The aim was to get the 3 gears on the big cog working. Somewhere between gear lever and er the thing that moves the cogs, something was seized. The most I can say is I learned a lot. I probably need to buy new gear cables and “outers”, which are the sleeve surrounding the wire at certain points, but for right now, at least having 2 of the 3 gears working on the big cog is enough. This by the way is my city/hybrid bike – my road bike does not have 10 or so years of grime between any gear cables and the outer. I am done for this weekend.

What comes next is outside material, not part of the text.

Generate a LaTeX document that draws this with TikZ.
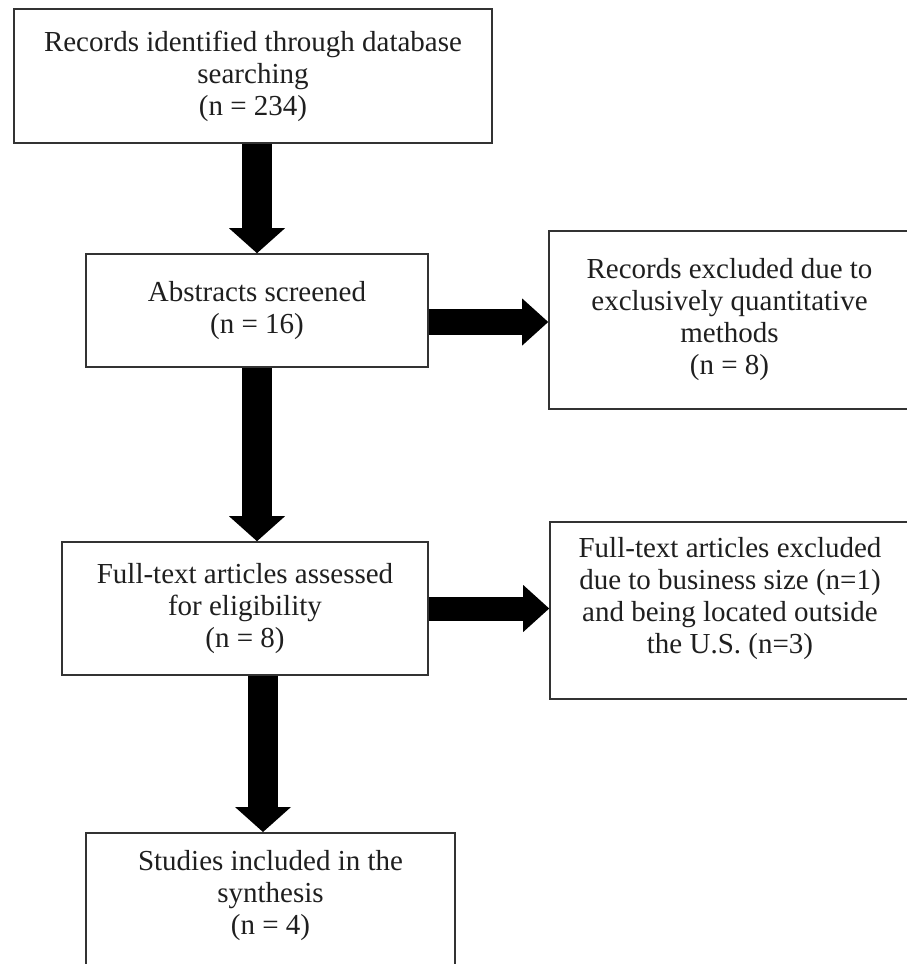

On Sunday, we had the pleasure of Emma joining us for an early bike ride (that’s not significant for the post, but I choose to throw it in 🙂 ). Emma and I had the hybrids, which already have the excellent Slime inner tubes, and which in the space of a lot of cycling over 3 years, have never let us down. In addition, Jan has a road bike, and I’ve recently bought one. Jan used the road bike for this ride. Once again, riding on a path, the road bike got a puncture. On average therefore, I would say we get a puncture one in every five 25 mile rides.
So yesterday we bought a pair of slime tyres for the road bikes. Although we like to go at a reasonable pace, we are not bothered about squeezing that last drop of performance out of our bikes. Thus, any weight or speed penalty the Slime introduces is justified by less time fitting a new tube or a sticky by the side of the road.
I’ll update this post if the road bike Slime does get a puncture which doesn’t repair itself.
For reference, below is a picture of the tube I used – 700X 19/25C. In fact the previous tyre was a 23C, but the tube fitted fine. If anything, it was easier to put on than the Slime on the hybrid. If you have not used these before, be aware that inflating the tyre can be a bit messy, at least when you are pressing the valve down to ensure it is free.
We got the tyres from Wilkinsons‘, which are great value at £6 each, right now. Retail is normally £10 or so I think.